- [Task directions] Don't include pictures. Quote the lines below from the first through the line that contains "const groupBreaks=[2,8,12,15];".

- [Given material]
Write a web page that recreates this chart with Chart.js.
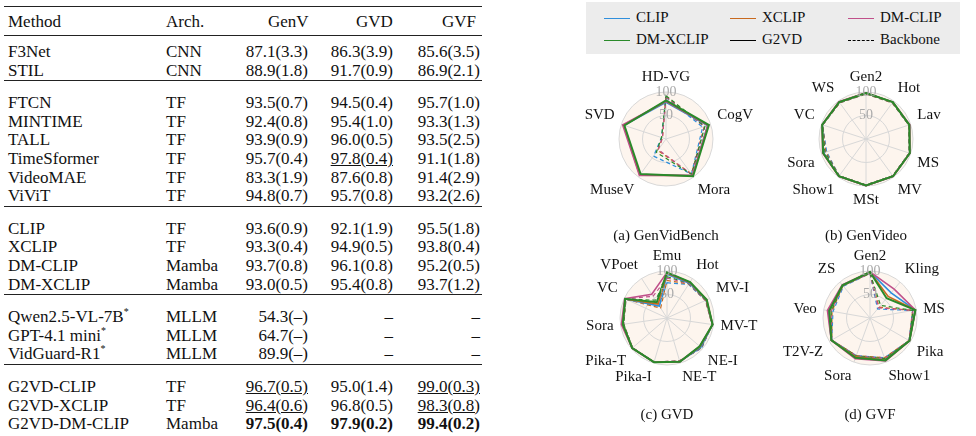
<!DOCTYPE html>
<html><head><meta charset="utf-8">
<script src="https://cdn.jsdelivr.net/npm/chart.js@4/dist/chart.umd.min.js"></script>
<style>
body{margin:0;width:976px;height:436px;overflow:hidden;background:#fff;font-family:"Liberation Serif",serif;color:#111;position:relative}
.t{position:absolute;font-size:17px;white-space:nowrap;line-height:18px}
.t sup{line-height:0;font-size:10px}
.r{text-align:right}
.rule{position:absolute;left:4px;width:478px;background:#222}
.cv{position:absolute}
.cap{position:absolute;font-size:15px;width:200px;text-align:center}
#legend{position:absolute;left:586px;top:2px;width:374px;height:52px;background:#ececec;font-size:15px}
.li{position:absolute;line-height:18px}
.li span{display:inline-block;width:26px;height:0;border-top:1.5px solid;vertical-align:middle;margin-right:6px}
</style></head><body>
<div id="legend"></div>
<div id="charts"></div>
<script>
// ---- table data ----
const methods=["F3Net","STIL","FTCN","MINTIME","TALL","TimeSformer","VideoMAE","ViViT","CLIP","XCLIP","DM-CLIP","DM-XCLIP","Qwen2.5-VL-7B<sup>*</sup>","GPT-4.1 mini<sup>*</sup>","VidGuard-R1<sup>*</sup>","G2VD-CLIP","G2VD-XCLIP","G2VD-DM-CLIP"];
const archs=["CNN","CNN","TF","TF","TF","TF","TF","TF","TF","TF","Mamba","Mamba","MLLM","MLLM","MLLM","TF","TF","Mamba"];
const genV=["87.1(3.3)","88.9(1.8)","93.5(0.7)","92.4(0.8)","93.9(0.9)","95.7(0.4)","83.3(1.9)","94.8(0.7)","93.6(0.9)","93.3(0.4)","93.7(0.8)","93.0(0.5)","54.3(–)","64.7(–)","89.9(–)","<u>96.7(0.5)</u>","<u>96.4(0.6)</u>","<b>97.5(0.4)</b>"];
const gvd=["86.3(3.9)","91.7(0.9)","94.5(0.4)","95.4(1.0)","96.0(0.5)","<u>97.8(0.4)</u>","87.6(0.8)","95.7(0.8)","92.1(1.9)","94.9(0.5)","96.1(0.8)","95.4(0.8)","–","–","–","95.0(1.4)","96.8(0.5)","<b>97.9(0.2)</b>"];
const gvf=["85.6(3.5)","86.9(2.1)","95.7(1.0)","93.3(1.3)","93.5(2.5)","91.1(1.8)","91.4(2.9)","93.2(2.6)","95.5(1.8)","93.8(0.4)","95.2(0.5)","93.7(1.2)","–","–","–","<u>99.0(0.3)</u>","<u>98.3(0.8)</u>","<b>99.4(0.2)</b>"];
const groupBreaks=[2,8,12,15];

// ---- radar data ----
const seriesColors=["#2f8fdc","#c8691e","#c0508a","#2a8a2a"];

const genVidBenchLabels=["HD-VG","CogV","Mora","MuseV","SVD"];
const genVidBenchG2VD=[[78,93,96,94,94],[80,94,96,95,95],[80,94,96,96,97],[82,96,98,92,93]];
const genVidBenchBackbone=[[88,82,92,45,10],[90,86,92,30,8],[90,86,93,28,8],[92,87,93,35,10]];

const genVideoLabels=["Gen2","Hot","Lav","MS","MV","MSt","Show1","Sora","VC","WS"];
const genVideoG2VD=[[98,97,97,98,98,99,98,95,98,97],[98,97,97,98,98,99,98,96,98,97],[98,97,98,98,98,99,98,97,98,98],[98,97,97,98,98,99,98,96,98,97]];
const genVideoBackbone=[[96,95,96,97,97,98,97,88,97,95],[96,95,96,97,97,98,97,90,97,95],[97,96,96,97,97,98,97,92,97,96],[97,96,96,97,97,98,97,92,97,96]];

const gvdLabels=["Emu","Hot","MV-I","MV-T","NE-I","NE-T","Pika-I","Pika-T","Sora","VC","VPoet"];
const gvdG2VD=[[93,88,92,98,95,97,98,98,95,98,30],[95,90,92,98,93,97,98,98,95,98,35],[97,90,93,98,92,97,98,98,98,99,60],[97,91,93,98,92,97,98,98,95,98,40]];
const gvdBackbone=[[75,85,90,97,98,95,98,97,93,96,30],[80,86,90,97,97,95,98,97,93,96,25],[85,87,90,97,97,95,98,97,94,97,55],[88,88,91,97,96,96,98,97,93,97,45]];

const gvfLabels=["Gen2","Kling","MS","Pika","Show1","Sora","T2V-Z","Veo","ZS"];
const gvfG2VD=[[98,70,98,97,95,88,95,90,90],[98,60,98,97,95,88,95,88,90],[98,80,98,97,97,92,95,92,92],[98,55,98,97,96,90,95,88,91]];
const gvfBackbone=[[95,25,92,96,90,85,94,80,88],[95,30,92,96,90,85,94,82,90],[95,28,93,96,92,86,94,84,90],[95,35,93,96,92,86,94,84,90]];

const tickValues=[25,50,75,100];

// ---- table ----
function put(html,x,y,cls,w){
  const d=document.createElement("div");d.className="t "+(cls||"");d.innerHTML=html;
  d.style.top=(y-9)+"px";
  if(cls==="r"){d.style.left=(x-w)+"px";d.style.width=w+"px"}else d.style.left=x+"px";
  document.body.appendChild(d);
}
function rule(y,h){const d=document.createElement("div");d.className="rule";d.style.top=y+"px";d.style.height=h+"px";document.body.appendChild(d)}
rule(6,1.3);put("Method",8,22);put("Arch.",166,22);put("GenV",268,22);put("GVD",356,22);put("GVF",442,22);
rule(35,1);
let y=52;
for(let i=0;i<methods.length;i++){
  if(groupBreaks.includes(i)){rule(y-9,1);y+=14}
  put(methods[i],8,y);put(archs[i],166,y);
  put(genV[i],308,y,"r",90);put(gvd[i],393,y,"r",90);put(gvf[i],480,y,"r",90);
  y+=18.6;
}

// ---- legend ----
const lg=document.getElementById("legend");
const legendItems=[["CLIP",seriesColors[0],"solid",18,6],["XCLIP",seriesColors[1],"solid",144,6],["DM-CLIP",seriesColors[2],"solid",262,6],
  ["DM-XCLIP",seriesColors[3],"solid",18,28],["G2VD","#000","solid",144,28],["Backbone","#000","dashed",262,28]];
legendItems.forEach(([n,c,s,x,yy])=>{const d=document.createElement("div");d.className="li";d.style.left=x+"px";d.style.top=yy+"px";
  d.innerHTML=`<span style="border-top-color:${c};border-top-style:${s};${s==='dashed'?'border-top-width:1px':''}"></span>${n}`;lg.appendChild(d)});

// ---- radars ----
const bgPlugin={id:"bg",beforeDraw(chart){const r=chart.scales.r,ctx=chart.ctx;ctx.save();ctx.fillStyle="#fdf5ee";
  ctx.beginPath();ctx.arc(r.xCenter,r.yCenter,r.drawingArea,0,Math.PI*2);ctx.fill();ctx.restore()}};
// axis names placed just outside the circle, through the scale
const namePlugin={id:"names",afterDraw(chart){const r=chart.scales.r,ctx=chart.ctx;ctx.save();
  ctx.font="15px 'Liberation Serif'";ctx.fillStyle="#111";
  chart.data.labels.forEach((lab,i)=>{const p=r.getPointPosition(i,r.drawingArea+7);
    const dx=p.x-r.xCenter,dy=p.y-r.yCenter;
    ctx.textAlign=Math.abs(dx)<6?"center":(dx>0?"left":"right");
    ctx.textBaseline=Math.abs(dy)<12?"middle":(dy<0?"bottom":"top");
    ctx.fillText(lab,p.x,p.y)});ctx.restore()}};

function radar(labels,solid,dashed,cx,cy,cap){
  const box=document.createElement("div");box.className="cv";
  const W=240,H=240;box.style.left=(cx-W/2)+"px";box.style.top=(cy-H/2)+"px";box.style.width=W+"px";box.style.height=H+"px";
  const c=document.createElement("canvas");box.appendChild(c);document.getElementById("charts").appendChild(box);
  const ds=[];
  dashed.forEach((d,i)=>ds.push({data:d,borderColor:seriesColors[i],borderWidth:1.2,borderDash:[4,3],pointRadius:0,fill:false,order:10-i}));
  solid.forEach((d,i)=>ds.push({data:d,borderColor:seriesColors[i],borderWidth:i===3?2:1.6,pointRadius:0,fill:false,order:4-i}));
  new Chart(c,{type:"radar",data:{labels,datasets:ds},plugins:[bgPlugin,namePlugin],
    options:{responsive:true,maintainAspectRatio:false,animation:false,layout:{padding:64},
      plugins:{legend:{display:false},tooltip:{enabled:false}},
      elements:{line:{tension:0}},
      scales:{r:{min:0,max:100,
        ticks:{stepSize:25,color:"#aaa",backdropColor:"rgba(0,0,0,0)",font:{family:"Liberation Serif",size:14},z:1,
          callback:v=>tickValues.includes(v)?v:""},
        grid:{circular:true,color:"#d8d8d8"},angleLines:{color:"#d8d8d8"},
        pointLabels:{display:false}}}}});
  const cp=document.createElement("div");cp.className="cap";cp.style.left=(cx-100)+"px";cp.style.top=(cy+88)+"px";cp.textContent=cap;document.body.appendChild(cp);
}
radar(genVidBenchLabels,genVidBenchG2VD,genVidBenchBackbone,666,139,"(a) GenVidBench");
radar(genVideoLabels,genVideoG2VD,genVideoBackbone,866,139,"(b) GenVideo");
radar(gvdLabels,gvdG2VD,gvdBackbone,667,318,"(c) GVD");
radar(gvfLabels,gvfG2VD,gvfBackbone,870,318,"(d) GVF");
</script>
</body></html>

- [Solution to the problem]
Write a web page that recreates this chart with Chart.js.
<!DOCTYPE html>
<html><head><meta charset="utf-8">
<script src="https://cdn.jsdelivr.net/npm/chart.js@4/dist/chart.umd.min.js"></script>
<style>
body{margin:0;width:976px;height:436px;overflow:hidden;background:#fff;font-family:"Liberation Serif",serif;color:#111;position:relative}
.t{position:absolute;font-size:17px;white-space:nowrap;line-height:18px}
.t sup{line-height:0;font-size:10px}
.r{text-align:right}
.rule{position:absolute;left:4px;width:478px;background:#222}
.cv{position:absolute}
.cap{position:absolute;font-size:15px;width:200px;text-align:center}
#legend{position:absolute;left:586px;top:2px;width:374px;height:52px;background:#ececec;font-size:15px}
.li{position:absolute;line-height:18px}
.li span{display:inline-block;width:26px;height:0;border-top:1.5px solid;vertical-align:middle;margin-right:6px}
</style></head><body>
<div id="legend"></div>
<div id="charts"></div>
<script>
// ---- table data ----
const methods=["F3Net","STIL","FTCN","MINTIME","TALL","TimeSformer","VideoMAE","ViViT","CLIP","XCLIP","DM-CLIP","DM-XCLIP","Qwen2.5-VL-7B<sup>*</sup>","GPT-4.1 mini<sup>*</sup>","VidGuard-R1<sup>*</sup>","G2VD-CLIP","G2VD-XCLIP","G2VD-DM-CLIP"];
const archs=["CNN","CNN","TF","TF","TF","TF","TF","TF","TF","TF","Mamba","Mamba","MLLM","MLLM","MLLM","TF","TF","Mamba"];
const genV=["87.1(3.3)","88.9(1.8)","93.5(0.7)","92.4(0.8)","93.9(0.9)","95.7(0.4)","83.3(1.9)","94.8(0.7)","93.6(0.9)","93.3(0.4)","93.7(0.8)","93.0(0.5)","54.3(–)","64.7(–)","89.9(–)","<u>96.7(0.5)</u>","<u>96.4(0.6)</u>","<b>97.5(0.4)</b>"];
const gvd=["86.3(3.9)","91.7(0.9)","94.5(0.4)","95.4(1.0)","96.0(0.5)","<u>97.8(0.4)</u>","87.6(0.8)","95.7(0.8)","92.1(1.9)","94.9(0.5)","96.1(0.8)","95.4(0.8)","–","–","–","95.0(1.4)","96.8(0.5)","<b>97.9(0.2)</b>"];
const gvf=["85.6(3.5)","86.9(2.1)","95.7(1.0)","93.3(1.3)","93.5(2.5)","91.1(1.8)","91.4(2.9)","93.2(2.6)","95.5(1.8)","93.8(0.4)","95.2(0.5)","93.7(1.2)","–","–","–","<u>99.0(0.3)</u>","<u>98.3(0.8)</u>","<b>99.4(0.2)</b>"];
const groupBreaks=[2,8,12,15];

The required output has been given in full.